Natürlich klingt viel Vertrautes durch. Erinnerungen an die bisherigen Solowerke werden wach, an Tomte, aber auch an Springsteen, ein der allgegenwärtigen Großmeister. „Fünf Jahre nicht gesungen“, stellt Thees Uhlmann gleich zu Beginn fest. Die erste Vorabsingle ist ein Statement, erinnert zunächst kurz an „Cold As Ice“ und schwimmt sich schließlich mit gekonnter Lässigkeit frei. Ja, er ist wieder da. Hinterher blubbert „Danke für die Angst“, dieses wunderbare Stück Musik, dieser MOR-Flirt mit Coming of Age-Untertönen. Samtige Schals legen sich ums Moll.
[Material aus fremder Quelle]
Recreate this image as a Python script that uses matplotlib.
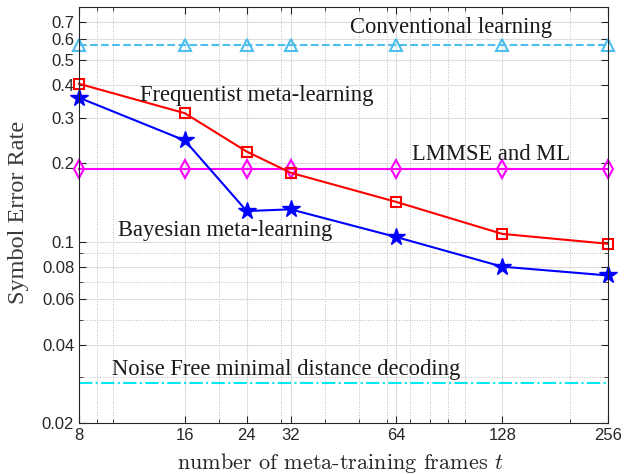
import matplotlib
matplotlib.use("Agg")
import matplotlib.pyplot as plt
from matplotlib.ticker import FixedLocator, FixedFormatter, NullFormatter

# data
frames = [8, 16, 24, 32, 64, 128, 256]
frequentist = [0.405, 0.312, 0.222, 0.184, 0.142, 0.107, 0.098]
bayesian = [0.358, 0.245, 0.131, 0.133, 0.104, 0.080, 0.074]
lmmse = [0.19] * 7
conventional = [0.57] * 7
noise_free = [0.0285] * 7

xticks = [8, 16, 24, 32, 64, 128, 256]
xminor = [9, 10, 20, 30, 40, 50, 60, 70, 80, 90, 100, 200]
yticks = [0.02, 0.04, 0.06, 0.08, 0.1, 0.2, 0.3, 0.4, 0.5, 0.6, 0.7]
ylabels = ["0.02", "0.04", "0.06", "0.08", "0.1", "0.2", "0.3", "0.4", "0.5", "0.6", "0.7"]
yminor = [0.03, 0.05, 0.07, 0.09]

W, H = 631, 474
plt.rcParams['mathtext.fontset'] = 'cm'
serif = ['Liberation Serif', 'DejaVu Serif']
sans = ['Liberation Sans', 'DejaVu Sans']

fig = plt.figure(figsize=(W / 100, H / 100), dpi=100)
ax = fig.add_axes([79 / W, 1 - 423 / H, (608 - 79) / W, (423 - 7) / H])

ax.plot(frames, noise_free, '-.', color='#00E8F0', lw=1.5)
ax.plot(frames, conventional, '--', color='#4DBEEE', lw=1.5, marker='^',
        ms=9, mfc='none', mew=1.5, clip_on=False)
ax.plot(frames, lmmse, '-', color='#FF00FF', lw=1.5, marker='d',
        ms=9, mfc='none', mew=1.5, clip_on=False)
ax.plot(frames, frequentist, '-', color='#FF0000', lw=1.5, marker='s',
        ms=7, mfc='none', mew=1.5, clip_on=False)
ax.plot(frames, bayesian, '-', color='#0000FF', lw=1.5, marker='*',
        ms=13, mfc='#0000FF', mew=1, clip_on=False)

ax.set_xscale('log')
ax.set_yscale('log')
ax.set_xlim(8, 256)
ax.set_ylim(0.02, 0.8)

ax.xaxis.set_major_locator(FixedLocator(xticks))
ax.xaxis.set_major_formatter(FixedFormatter([str(v) for v in xticks]))
ax.xaxis.set_minor_locator(FixedLocator(xminor))
ax.xaxis.set_minor_formatter(NullFormatter())
ax.yaxis.set_major_locator(FixedLocator(yticks))
ax.yaxis.set_major_formatter(FixedFormatter(ylabels))
ax.yaxis.set_minor_locator(FixedLocator(yminor))
ax.yaxis.set_minor_formatter(NullFormatter())

ax.grid(True, which='major', color='#DEDEDE', lw=0.8, ls='-')
ax.grid(True, which='minor', color='#BBBBBB', lw=0.7, ls=':')
ax.set_axisbelow(True)

ax.tick_params(which='both', direction='in', top=True, right=True,
               color='#262626', labelcolor='#262626')
ax.tick_params(which='major', length=5, labelsize=12)
ax.tick_params(which='minor', length=3)
for lab in ax.get_xticklabels() + ax.get_yticklabels():
    lab.set_fontfamily(sans)
for s in ax.spines.values():
    s.set_color('#262626')
    s.set_linewidth(0.8)

ax.set_ylabel('Symbol Error Rate', fontsize=17.5, family=serif, color='#3a3a3a')
ax.yaxis.set_label_coords(29 / W, 1 - 212 / H, transform=fig.transFigure)
ax.set_xlabel('number of meta-training frames $t$', fontsize=16,
              family='cmr10', color='#262626')
ax.xaxis.set_label_coords(340 / W, 1 - 451 / H, transform=fig.transFigure)


def note(x, y, s):
    fig.text(x / W, 1 - y / H, s, fontsize=16.3, family=serif,
             color='#1a1a1a', va='center', ha='left')


note(350, 28, 'Conventional learning')
note(140, 95, 'Frequentist meta-learning')
note(412, 155, 'LMMSE and ML')
note(118, 230, 'Bayesian meta-learning')
note(112, 370, 'Noise Free minimal distance decoding')

fig.savefig('out.png', dpi=100)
Apropos Moll: Traurige Musik kann auch nach Uptempo klingen. „Avicii“ mutet beinahe punkig an und schlägt die Brücke zwischen Generationen mit ehrlichen Worten und unerwarteter Wertschätzung. Etwas Populärkultur serviert auch „Katy Grayson Perry“. Der feiste Rocker lädt Ms. Hot N Cold ein, zu Uhlmanns Label Grand Hotel van Cleef zu wechseln und ihren Schmerz zu spüren – geiler Scheiß. Feinsinnige Beobachtungsgabe schleicht sich in „Ich bin der Fahrer, der die Frauen nach Hip Hop Videodrehs nach Hause fährt“, ein analytischer und doch entlarvender Exkurs. Später lässt „Ein Satellit sendet leise“ Sven Regener an die Trompete, sinniert „Was wird aus Hannover“ über den Personality-Trait Scorpions, taucht der Titelsong in packende Ketten der Assoziation ein.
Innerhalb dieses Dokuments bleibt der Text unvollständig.